If you want to provide the reference genome as a compressed file, genome.reference_fasta needs to be changed into genome.reference_fasta_gz:

{
    "genome.bam": "<your bam location here>",
    "genome.reference_fasta_gz": "<GRCh38.fasta.gz location here>",
    "genome.cpu": 1,
    "genome.memory_gb": 2,
    "genome.disk": "local-disk 20 SSD"
}

Save the input containing locations you your input files.

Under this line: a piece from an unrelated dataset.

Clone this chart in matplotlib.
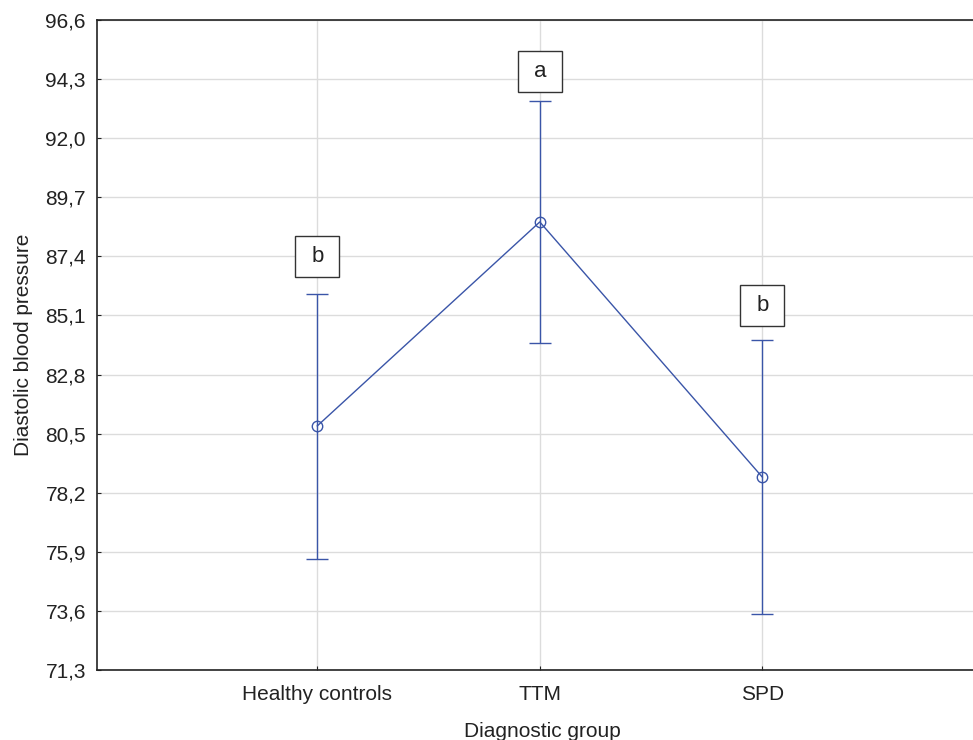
import numpy as np
import matplotlib.pyplot as plt
from matplotlib.patches import Rectangle
from matplotlib.transforms import ScaledTranslation

plt.rcParams['font.family'] = ['Liberation Sans', 'DejaVu Sans']

# data
groups = ['Healthy controls', 'TTM', 'SPD']
means = [80.80, 88.74, 78.81]
upper = [85.93, 93.45, 84.14]
lower = [75.62, 84.03, 73.48]
letters = ['b', 'a', 'b']
letter_y = [87.39, 94.58, 85.49]
yticks = [71.3, 73.6, 75.9, 78.2, 80.5, 82.8, 85.1, 87.4, 89.7, 92.0, 94.3, 96.6]

blue = '#3a55a8'
dark = '#222222'

fig = plt.figure(figsize=(9.73, 7.4), dpi=100)
ax = fig.add_axes([97/973, 70/740, 890/973, 650/740])

x = np.arange(len(groups))
means = np.array(means)
err = [means - np.array(lower), np.array(upper) - means]

ax.errorbar(x, means, yerr=err, color=blue, lw=1, capsize=8, capthick=1,
            marker='o', ms=7.5, mfc='none', mec=blue, mew=1, zorder=3)

# letter boxes of fixed size (in inches) centred on the data point
bw, bh = 0.44, 0.41
for xi, yi, t in zip(x, letter_y, letters):
    tr = fig.dpi_scale_trans + ScaledTranslation(xi, yi, ax.transData)
    ax.add_patch(Rectangle((-bw / 2, -bh / 2), bw, bh, transform=tr,
                           fc='white', ec='#333333', lw=1, zorder=4,
                           clip_on=False))
    ax.text(xi, yi, t, ha='center', va='center', fontsize=16, color=dark,
            zorder=5)

ax.set_xlim(-0.99, 3.01)
ax.set_ylim(71.3, 96.6)
ax.set_xticks(x)
ax.set_xticklabels(groups)
ax.set_yticks(yticks)
ax.set_yticklabels([f'{v:.1f}'.replace('.', ',') for v in yticks])
ax.grid(True, color='#dcdcdc', lw=1)
ax.set_axisbelow(True)
ax.tick_params(direction='in', length=3, labelsize=15, colors=dark)
ax.tick_params(axis='x', pad=11)
ax.tick_params(axis='y', pad=8)
for s in ax.spines.values():
    s.set_color(dark)
    s.set_linewidth(1.2)

ax.set_xlabel('Diagnostic group', fontsize=15, color=dark, labelpad=13)
ax.set_ylabel('Diastolic blood pressure', fontsize=15, color=dark,
              labelpad=9)

fig.savefig('out.png', dpi=100)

Memory and disk requirements depend on the size of the input. Good starting point for disk is 5x the size of your bam file, and for memory 16GB should be sufficient for most bam files. Most of the processes for now are single process. Parallelized version will be available in the future.

Run the workflow:

caper run -i <your_input.json> wdl/genome/make_pbam_genome.wdl -m metadata.json --docker

If you are using singularity use --singularity option instead of --docker.

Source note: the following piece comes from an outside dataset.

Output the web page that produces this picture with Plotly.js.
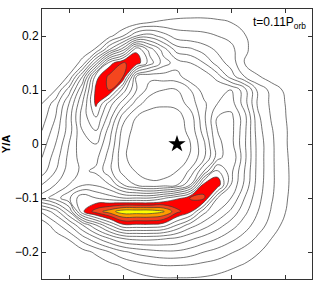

After the run finishes, the metadata.json containing detailed information of the run is written. In outputs section of the metadata.json you will find the location of the pbam file.

Assuming you are not intending anyone to be able to restore the information contained in the bam file, you are done. If you need to be able to reverse the transformation, you will need to create a diff file corresponding to your bam.

Note that if your bam file was aligned to human transcriptome, then you can use the workflow located in wdl/transcriptome/make_pbam_transcriptome.wdl. For single-cell RNA-Seq data that was aligned to human reference genome using STAR, you can still use the workflow located in wdl/genome/make_pbam_genome.wdl.

Making diff

The workflow and corresponding input template are located in wdl/diff directory. As above fill in the location of the bam file into the template:

{
    "diff.bam": "<your bam location here>,
    "diff.cpu": 1,
    "diff.memory_gb": 2,
    "diff.disk": "local-disk 20 SSD"
}

Memory and disk requirements and running is as above.

Restoring bam

To restore a regular bam from pbam and diff files you will need to use the workflow and input template located in wdl/pbam2bam. The process is very similar to the previous steps. Fill in the input files to the template:

{
    "pbam2bam.pbam": "<your pbam location here>",
    "pbam2bam.diff": "<corresponding diff location here>",
    "pbam2bam.run_type": "genome",
    "pbam2bam.reference_fasta": "<reference fasta location here>",
    "pbam2bam.cpu": 1,
    "pbam2bam.memory_gb": 2,
    "pbam2bam.disk": "local-disk 20 SSD"
}

If you want to use a gzip-compressed reference file, use the following:

{
    "pbam2bam.pbam": "<your pbam location here>",
    "pbam2bam.diff": "<corresponding diff location here>",
    "pbam2bam.run_type": "genome",
    "pbam2bam.reference_fasta_gz": "<reference fasta.gz location here>",
    "pbam2bam.cpu": 1,
    "pbam2bam.memory_gb": 2,
    "pbam2bam.disk": "local-disk 20 SSD"
}

Running and locating outputs is exactly same as before.

WITHOUT WDL/DOCKER

We recommend you run the WDL workflows, but it is also possible run the scripts directly, although some setup will be necessary (obviously it cannot be guaranteed that even after following these instructions your environment will be exactly the same as in the docker image we use to run the WDL):

  • Install python 3.8.5
  • Install following python packages numpy==1.19.2 biopython==1.78 pandas==1.1.3
  • Get Picard 2.23.8 from https://github.com/broadinstitute/picard/releases/download/2.23.8/picard.jar, and add the .jar file to PATH.
  • Install samtools 1.11
  • Install java runtime, for example openjdk 11.0.8.
  • Add scripts from directories 10xscell, diff, genome, pbam2bam and transcriptome to PATH.

Additional READMEs for running the bash scripts are provided in each folder.